Messa da parte l’illusione della “fine della storia” il XXI secolo si è aperto all’insegna della polverizzazione della “elegante semplicità del mondo bipolare”. Ne è scaturito un ordine internazionale frazionato, instabile, caratterizzato dall’entrata in scena di nuovi attori. Nello stesso spazio globalizzato operano ormai Stati, organizzazioni sovranazionali, aziende multinazionali, gruppi criminali e terroristici di varia natura: un turbinio costante di interessi divergenti, accelerato dai meccanismi della mondializzazione (e dalla reazione ad essi), che genera “zone grigie” in cui è più semplice coltivare attività illecite o eversive. Una marea disordinata, culminata con gli attentati dell’11 settembre, che ha innescato un ricco dibattito sulle nuove categorie d’interpretazione del concetto di sicurezza, a partire da quella di asimmetricità.
In questo filone s’inserisce di diritto anche la ricerca di Caligiuri e Sberze che indaga un aspetto del problema, la dimensione marittima della sicurezza nazionale, non ancora sufficientemente analizzato.
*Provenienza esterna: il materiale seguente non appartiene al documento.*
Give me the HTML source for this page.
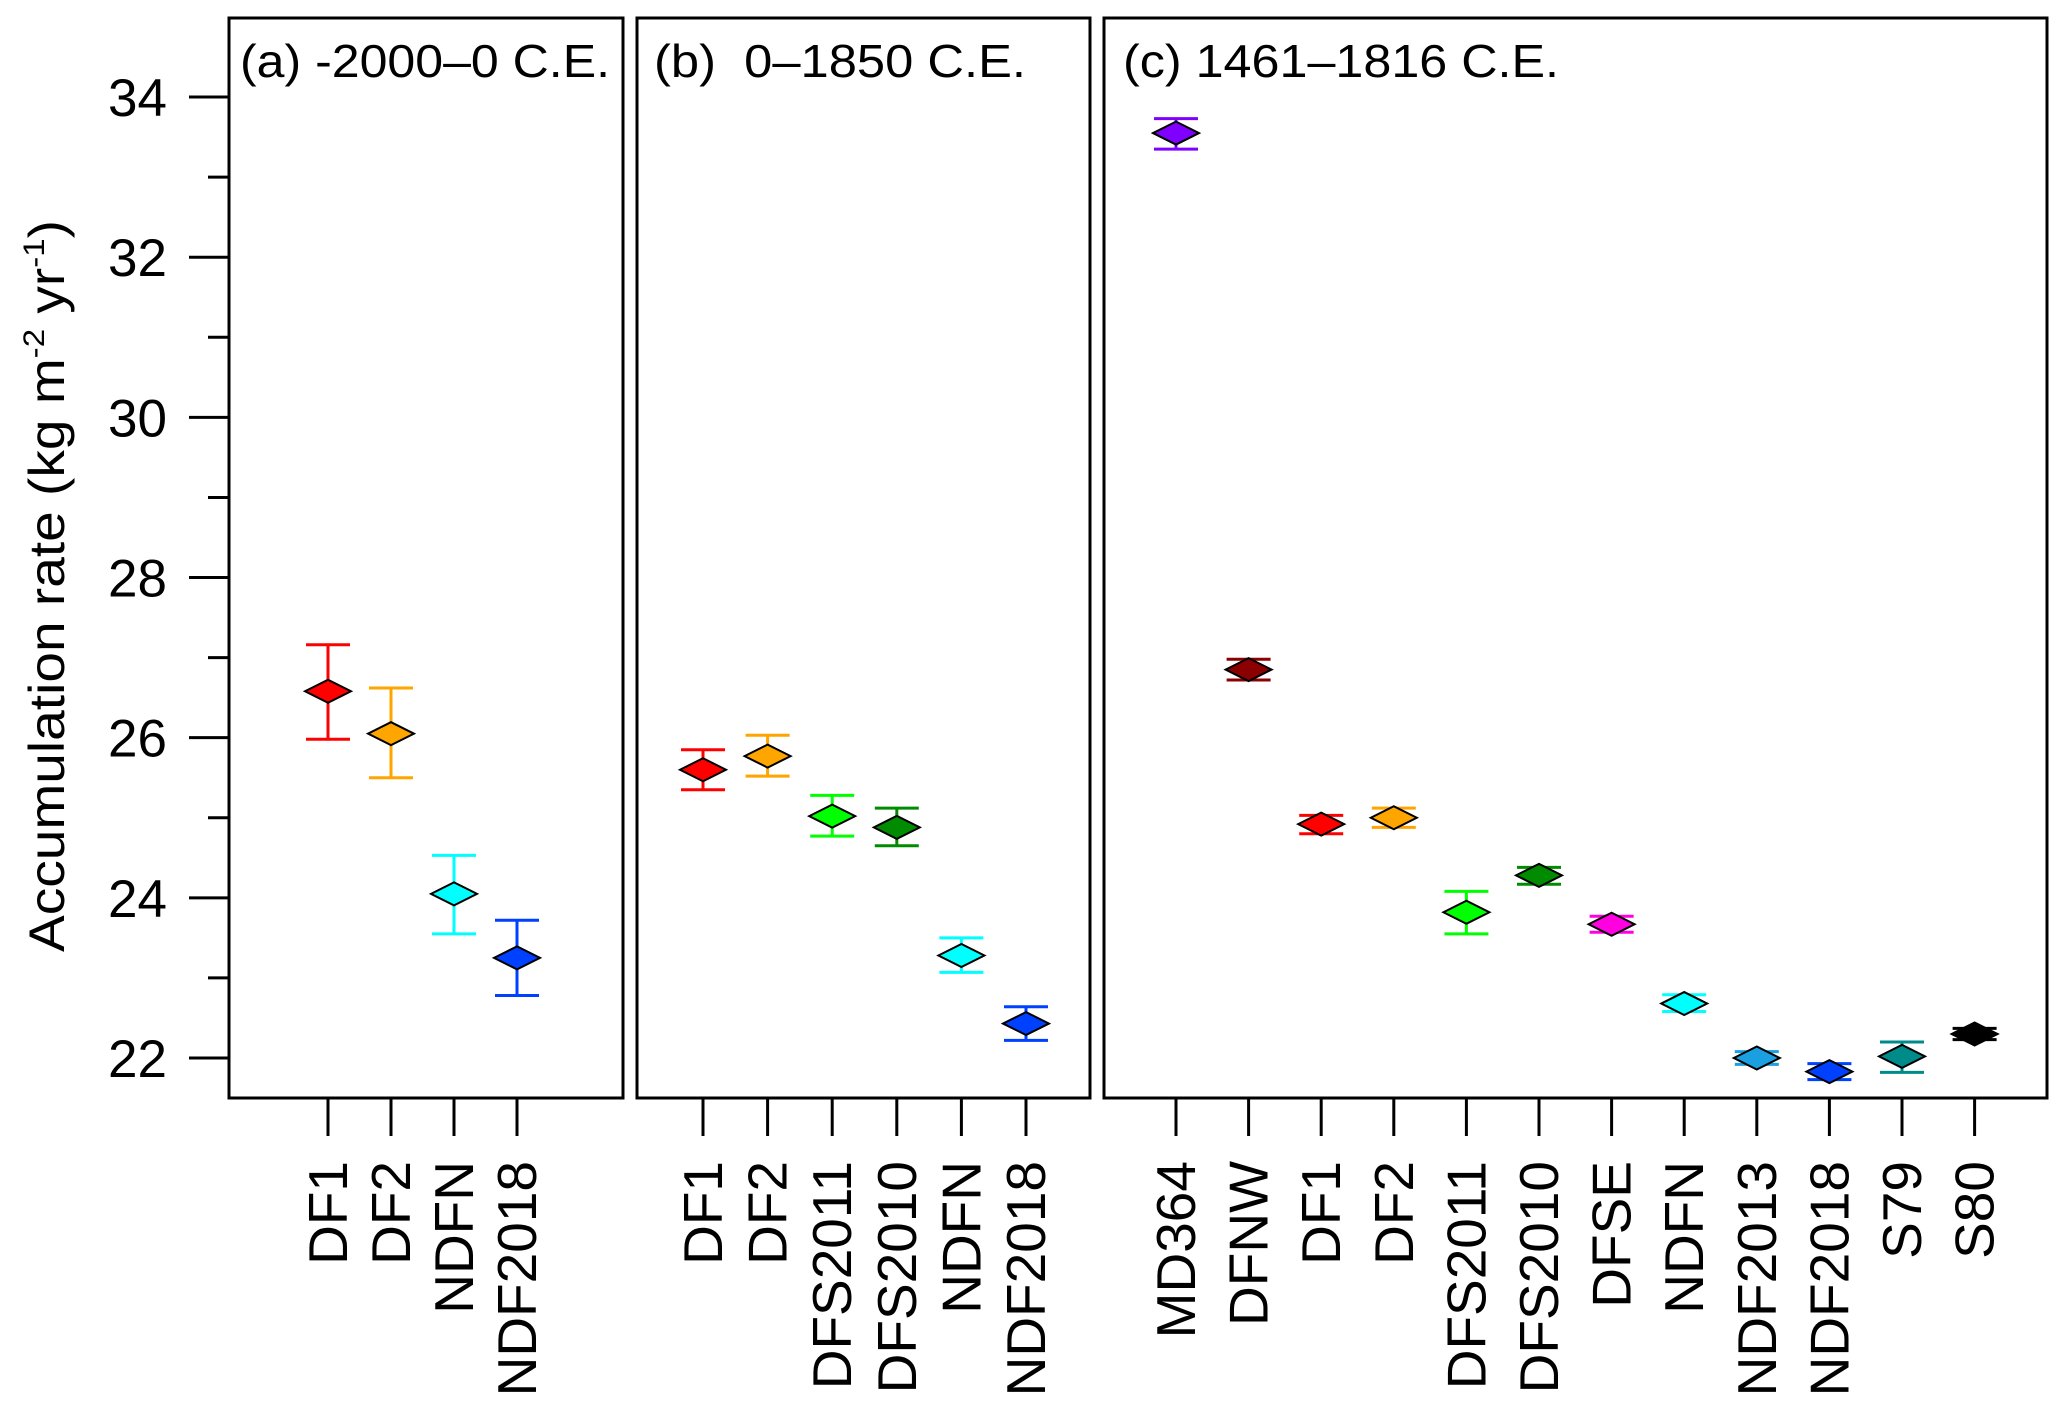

Motore principale della globalizzazione economica, il trasporto navale, e tutte l’infrastrutturazione logistica al suo servizio, a partire dal sistema portuale, necessita di un rinnovato interesse sotto il profilo dell’intelligence: in particolar modo per un Paese come l’Italia caratterizzato da un’enorme estensione delle coste (circa 8.000 chilometri), al centro di un’area instabile politicamente, come il Mediterraneo attuale, e pur tuttavia interessato ad attrarre i traffici merci in crescita che passano per il Canale di Suez.
Nonostante qualcosa si sia fatto a livello normativo nazionale e internazionale, con l’introduzione, ad esempio, del concetto di security che è andato ad affiancare quello più tradizionale di safety, i pericoli derivanti da una “infiltrazione” dei porti sono ancora altissimi. “Gli stessi meccanismi che dipendono dall’interazione tra più fattori interni al sistema marittimo e portuale sono quelli che garantiscono di fatto tanto i flussi leciti quanto quelli illeciti”.
L’avvertenza degli autori fa qui riferimento ad un rischio concreto, soprattutto per il nostro sistema paese: la possibile convergenza di interessi tra criminalità organizzata e terrorismo. “Il container e la natura della logistica che contribuisce alla sua movimentazione sono di fatto quel ‘mezzo’ che preoccupano gli apparati di sicurezza”. Da qui l’obiettivo strategico di contrastare la “quinta colonna” all’interno del Paese con un’azione di prevenzione adeguata. Attraverso una puntuale disamina dei complessi meccanismi delle attività logistiche, dei punti attaccabili del sistema e della natura tutto sommato coincidente dei vari interessi illeciti il ruolo della criminalità organizzata e la vulnerabilità del network portuale nazionale nei confronti del terrorismo sono così invitati ad essere considerati sullo stesso piano “perché entrambi i fenomeni sanno come utilizzare i trasporti marittimi per i propri scopi”.
Sotto questo aspetto l’intelligence portuale “diviene una priorità per controllare ciò che entra e ciò che esce” poiché l’attività navale è allo stesso tempo target e veicolo “per ottimizzare una movimentazione che corre lungo l’asse locale/globale dei flussi commerciali”. Un’intelligence che si dovrà pensare “flessibile e visionaria”, in grado di interpretare la realtà su più livelli, che “non si limita alla comprensione del sistema portuale per sé” ma integra le informazioni locali con quelle che giungono o sono raccolte all’esterno.